Viviamo in un Paese che giudica, in modo acrimonioso, il nome con cui le donne decidono di farsi chiamare.
Quali le direzioni di lavoro per traguardare la parità di genere?
Innanzi tutto riconoscendo la reale situazione di disparità in cui, ancora, vivono le donne. Il cambiamento può avvenire solo se sono chiare le condizioni di partenza. Ovvero, va compresa ed analizzata la condizione femminile in Italia, neutralizzando le disparità con ogni mezzo. In primis, l’ambito politico perché il gender gap lo si contrasta tramite l’elaborazione di leggi mirate che consentano il riconoscimento di diritti fondamentali in ambito assistenziale, formativo, economico oltre che professionale. Poi, certamente, ciascuna di noi può e deve agire, in proprio, nell’ambito delle proprie facoltà affinché gli equilibri cambino, siano più stabili, cercando di imprimere la propria identità nei rapporti personali col proprio partner, coi colleghi, nelle relazioni sociali, in genere. Certamente, il cambiamento rende insicuri e, spesse volte, soprattutto le donne più giovani si convincono di non essere all’altezza di determinati incarichi, di non riuscire ad essere sufficientemente brave e preparate per affrontare ruoli direttivi. In realtà mancano le occasioni per dimostrare la tenuta e le proprie capacità. Bisogna creare occasioni nuove alle donne, anche attraverso forzature.
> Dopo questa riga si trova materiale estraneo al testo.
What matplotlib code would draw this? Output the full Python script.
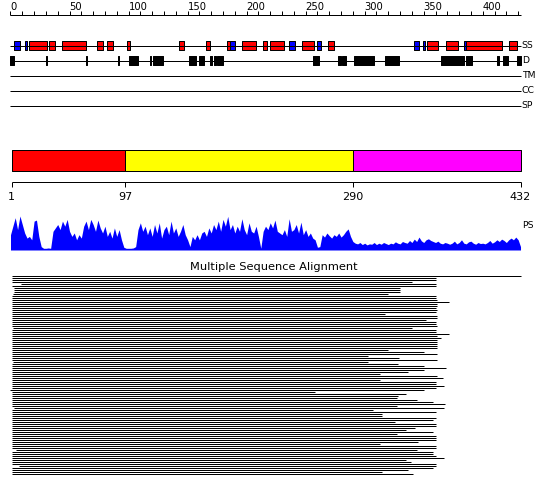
import numpy as np
import matplotlib
matplotlib.use("Agg")
import matplotlib.pyplot as plt

# ---------------- data ----------------
SEQ_LEN = 432
ruler_minor = list(range(0, 431, 10))
ruler_labels = [0, 50, 100, 150, 200, 250, 300, 350, 400]

track_names = ["SS", "D", "TM", "CC", "SP"]

helix = [(16, 31), (33, 38), (44, 64), (73, 78), (82, 87), (99, 101),
         (143, 147), (166, 169), (183, 186), (196, 208), (214, 217),
         (220, 232), (247, 257), (269, 274), (353, 362), (369, 379),
         (386, 416), (422, 429)]
strand = [(3, 8), (12, 14), (186, 190), (236, 241), (260, 263),
          (342, 346), (349, 351), (384, 386)]
disorder = [(0, 3), (30, 31), (64, 65), (91, 92), (100, 108), (118, 119),
            (121, 129), (151, 157), (160, 164), (169, 171), (172, 174),
            (175, 180), (256, 261), (277, 280), (281, 284), (291, 308),
            (317, 329), (365, 384), (386, 391), (412, 414), (417, 421),
            (429, 432)]

domain_bounds = [1, 97, 290, 432]
domain_colors = ["#ff0000", "#ffff00", "#ff00ff"]

ps_pos = list(range(0, 433, 2))
ps_values = [
    0.45, 0.7, 0.95, 0.6, 1.0, 0.75,
    0.5, 0.35, 0.4, 0.3, 0.85,
    0.88, 0.4, 0.1,
    0.05, 0.05, 0.06, 0.05,
    0.55, 0.65, 0.75, 0.6, 0.85, 0.7, 0.9, 0.55,
    0.4, 0.5, 0.3, 0.45, 0.35,
    0.7, 0.85, 0.6, 0.9, 0.75, 0.55, 0.88, 0.65, 0.5, 0.7,
    0.4, 0.55, 0.35, 0.65, 0.4, 0.6, 0.3,
    0.08, 0.05, 0.05, 0.05, 0.06, 0.1,
    0.6, 0.8, 0.55, 0.7, 0.45,
    0.65, 0.4, 0.75, 0.5, 0.8, 0.35, 0.6, 0.7, 0.45, 0.85, 0.5, 0.65, 0.4,
    0.55, 0.75, 0.45, 0.3,
    0.1, 0.4, 0.3,
    0.45, 0.3, 0.5, 0.55, 0.4, 0.65, 0.5,
    0.75, 0.6, 0.85, 0.55, 0.9, 0.7, 0.99, 0.6, 0.75,
    0.5, 0.7, 0.55, 0.92, 0.6, 0.45, 0.8, 0.55, 0.5, 0.7, 0.4,
    0.05,
    0.55, 0.7, 0.6, 0.8, 0.65, 0.88, 0.55, 0.5,
    0.45, 0.6, 0.4, 0.92, 0.55, 0.6, 0.75, 0.5, 0.82, 0.45, 0.6,
    0.4, 0.5, 0.35, 0.3,
    0.08, 0.1,
    0.45, 0.38, 0.5, 0.42, 0.35, 0.45, 0.4, 0.5, 0.38, 0.45, 0.55, 0.62, 0.4,
    0.25, 0.2, 0.18, 0.22, 0.16, 0.2, 0.15, 0.18, 0.17, 0.22, 0.16,
    0.2, 0.17, 0.22, 0.19, 0.16, 0.2, 0.18, 0.24, 0.2, 0.18, 0.25, 0.22, 0.2, 0.28, 0.22,
    0.32, 0.25, 0.38, 0.27, 0.22, 0.3, 0.33, 0.28, 0.25, 0.22, 0.26, 0.2, 0.18, 0.22, 0.2,
    0.17, 0.2, 0.26, 0.18, 0.22, 0.3, 0.2, 0.18, 0.24, 0.26, 0.2, 0.17, 0.22, 0.19, 0.2,
    0.18, 0.22, 0.28, 0.2, 0.24, 0.3, 0.25, 0.32, 0.28, 0.22, 0.3, 0.35, 0.3, 0.38, 0.3, 0.1,
]

msa_title = "Multiple Sequence Alignment"
msa_starts = [
    1, 1, 1, 9, 1, 3, 3, 3, 2, 1,
    1, 1, 1, 1, 1, 1, 1, 1, 1, 1,
    1, 1, 1, 1, 1, 2, 1, 1, 1, 1,
    1, 1, 1, 1, 1, 1, 1, 1, 1, 1,
    1, 1, 2, 1, 1, 1, 1, 1, 1, 1,
    1, 1, 1, 1, 1, 1, 0, 1, 1, 1,
    1, 1, 1, 1, 1, 3, 1, 1, 1, 1,
    1, 1, 1, 1, 1, 1, 1, 1, 1, 1,
    1, 1, 1, 1, 1, 1, 5, 1, 1, 1,
    1, 1, 1, 1, 7, 1, 1, 1, 1,
]
msa_ends = [
    360, 360, 340, 360, 360, 330, 330, 330, 320, 360,
    360, 361, 371, 361, 361, 360, 361, 360, 317,
    361, 361, 352, 360, 360, 361, 340, 360, 360, 371,
    361, 365, 361, 361, 361, 361, 361, 320, 350, 361,
    303, 329, 361, 303, 328, 350, 369, 350, 337, 313,
    361,
    366, 313, 360, 360, 367, 360, 350, 258, 335, 328,
    327, 344, 358, 368, 327, 367, 307, 360, 315, 315,
    360, 358, 326, 360, 360, 343, 335, 358, 327, 360,
    360, 360, 345, 313, 360, 360, 344, 358, 358, 360,
    367, 335, 339, 360, 360, 358, 337, 315, 341,
]

# ---------------- layout (pixel rows) ----------------
W, H = 550, 495
PX = 1.1806               # pixels per residue
X0 = 10.5                 # pixel of residue 0
LW = 0.72                 # 1 pixel in points at 100 dpi

fig = plt.figure(figsize=(W / 100, H / 100), dpi=100)
ax = fig.add_axes([0, 0, 1, 1])
ax.set_xlim(-X0 / PX, (W - X0) / PX)
ax.set_ylim(H, 0)
ax.axis("off")

small_font = ["Liberation Sans Narrow", "DejaVu Sans"]

# top ruler
ruler_y = 14.5
ax.hlines(ruler_y, 0, SEQ_LEN, color="k", lw=LW)
ax.vlines(ruler_minor, ruler_y - 3.5, ruler_y, color="k", lw=LW)
for v in ruler_labels:
    ax.text(v, 9.8, str(v), ha="left", va="baseline", fontsize=7.2,
            family=small_font, color="k")

# feature tracks
track_y = [45.5, 60.5, 75.5, 90.5, 105.5]
for name, y in zip(track_names, track_y):
    ax.hlines(y, 0, SEQ_LEN, color="k", lw=LW)
    ax.text(SEQ_LEN + 1, y, name, ha="left", va="center", fontsize=6.7,
            family="DejaVu Sans", color="k")

ax.broken_barh([(s, e - s) for s, e in helix], (41, 9),
               facecolors="#ff0000", edgecolors="k", linewidth=LW)
ax.broken_barh([(s, e - s) for s, e in strand], (41, 9),
               facecolors="#0000ff", edgecolors="k", linewidth=LW)
ax.broken_barh([(s, e - s) for s, e in disorder], (56, 9),
               facecolors="k", edgecolors="k", linewidth=LW)

# domain bar
ax.broken_barh([(domain_bounds[i], domain_bounds[i + 1] - domain_bounds[i])
                for i in range(len(domain_colors))], (150, 21),
               facecolors=domain_colors, edgecolors="k", linewidth=LW)

axis_y = 181.5
ax.hlines(axis_y, domain_bounds[0], domain_bounds[-1], color="k", lw=LW)
ax.vlines(domain_bounds, axis_y, axis_y + 5, color="k", lw=LW)
for b in domain_bounds:
    ax.text(b, 197, str(b), ha="center", va="center", fontsize=8,
            family="DejaVu Sans", color="k")

# PS profile
ps_base = 250
ps_scale = 34
ax.fill_between(ps_pos, ps_base, ps_base - ps_scale * np.array(ps_values),
                color="#0000ff", lw=0)
ax.text(SEQ_LEN + 1, 226, "PS", ha="left", va="center", fontsize=6.7,
        family="DejaVu Sans", color="k")

# multiple sequence alignment
ax.text(223.2, 270, msa_title, ha="center", va="baseline", fontsize=8.2,
        family="DejaVu Sans", color="k")
ax.hlines(275.5, 1, SEQ_LEN, color="k", lw=LW)
rows = [277.5 + 2 * i for i in range(len(msa_ends))]
ax.hlines(rows, msa_starts[:len(msa_ends)], msa_ends, color="k", lw=LW)

fig.savefig("out.png", dpi=100, facecolor="white")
La mia storia professionale lo sta dimostrando.
La mancanza di occasioni, rende le donne più fragili e perennemente timorose nei confronti delle critiche circa il loro operato, oltre che vittime di negazione sociale.
La propria identità si costruisce e si rafforza, ogni giorno, diventando (come dice Nietzsche) ciò che si è.